Um ano depois, o desafio imposto pela covid-19 é ainda maior. Com duzentas e noventa e sete pessoas com deficiência mortas no Espírito Santo, seguimos em déficit no que diz respeito às orientações que atendam às especificidades das pessoas com deficiência e seus familiares. As respostas não chegam e a velocidade com que o vírus devasta o organismo é a mesma com que esse segmento é lançado na escuridão da invisibilidade.
Os dias são difíceis para todo mundo, mas quando fico diante do quadro de informações da covid-19 do Governo do Estado, que inclui as pessoas com deficiência, o legado do medo de adoecer causado pelo vírus só aumenta. Cabe ressaltar que, graças ao esforço da professora Ethel Maciel e do professor Douglas Ferrari, o Espírito Santo foi o primeiro, se não o único no Brasil, a incluir os dados da pessoa com deficiência no quadro da covid-19. E até agora o desafio de sairmos dessa estatística, para ações efetivas de gestão da saúde, continua parado. Depois de um ano, já entendemos que a pessoa com deficiência severa ou que necessita de maior cuidado, mais exposta está ao coronavírus.
O pior está por vir?
A pandemia também evidencia a dificuldade que as pessoas com deficiência visual e surdas têm no acesso a informações. Sem campanhas governamentais que atendam aos critérios de acessibilidade, os obstáculos para acessar os serviços públicos se tornam intransponíveis. A Convenção Internacional sobre os Direitos da Pessoa com Deficiência e a Lei Brasileira de Inclusão estão aí e reforçam a importância das ações intersetoriais e reconhecem a vulnerabilidade do público com deficiência. Até quando vamos morrer de invisibilidade?
Com tantas pessoas queridas morrendo, com ou sem deficiência, amigos, parentes, artistas, pai, mãe, avó, avô, é impossível não se sufocar com a corda apertada do isolamento. E segundo os estudiosos o mês de abril será ainda pior.

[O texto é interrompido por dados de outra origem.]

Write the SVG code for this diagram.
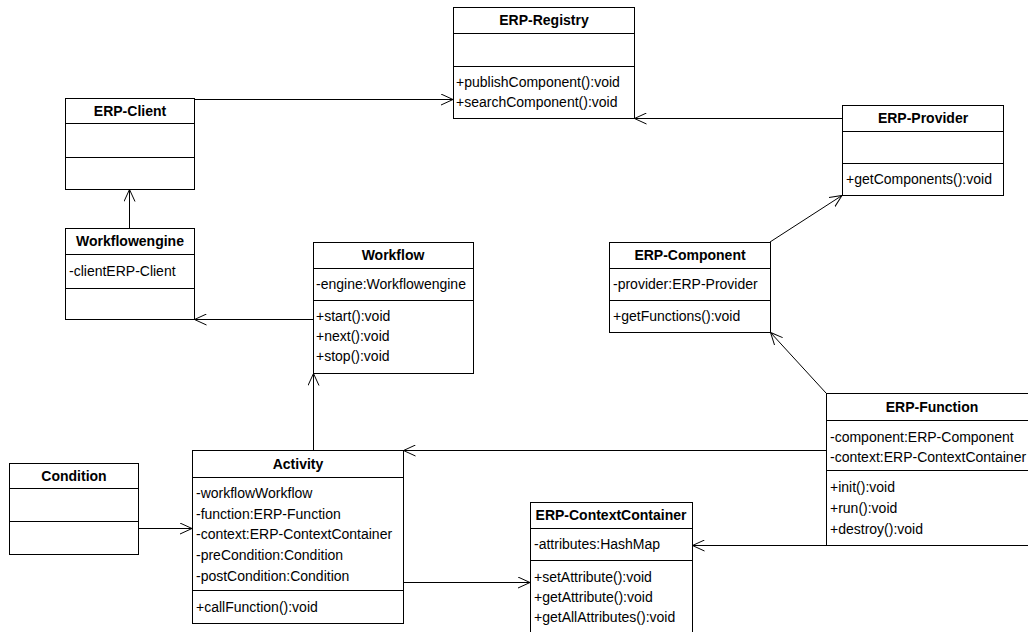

Como cadeirante, entendi desde o início que demandaria um contato maior que uma pessoa sem deficiência para levar minhas atividades diárias e por isso decidi parar tudo e estou há um ano em casa. Não é fácil ter que parar a vida, e vencer o medo tem sido uma prática diária nos mergulhos que faço para dentro de mim mesma desde que começou tudo isso. E a luta é passar imune até que chegue a minha vez na vacinação.
A morte é uma realidade diária e avassaladora
Um trecho do livro do professor e filósofo Mário Sérgio Cortella me veio à mente: "Para não sucumbir à brevidade da vida é preciso lembrar dela. Não para que essa brevidade nos assuste, mas para que nos deixe em estado de alerta".
Viver em função da morte é parte do dia a dia nesta pandemia, pelo menos para mim. Não acho normal que duzentas e noventa e sete pessoas com deficiência morram, por situações que poderiam muitas vezes ser evitadas. Não dá para considerar normal que essa população represente 4,7% de letalidade, enquanto as pessoas sem deficiência estão em 2,5% de letalidade. O meu estado de alerta é para me esquivar da morte o tempo todo. Não é só uma lembrança de que a vida é finita, mas um esforço enorme para não perder o ar diante da asfixia desgovernada na qual estamos submersos. Essa asfixia, bem mais que o vírus, está me impedindo de desenvolver a capacidade de confiar na vida. A ideia da morte é detentora dos meus dias.
É preciso acender a luz
As estratégias existem e apontam o caminho para amenizar o crescimento de óbitos de pessoas com deficiência. Elas estão nas legislações e pesquisas, porém não são efetivadas, e isso nos faz compreender que continuamos às margens e o quanto o Brasil está em dívida quando o assunto é a igualdade de condições de prevenção e assistência. Uma nação com quarenta e seis milhões de brasileiros com deficiência – que pode até parecer invisível – merece que uma luz se acenda e reconsidere suas vidas, não é mesmo?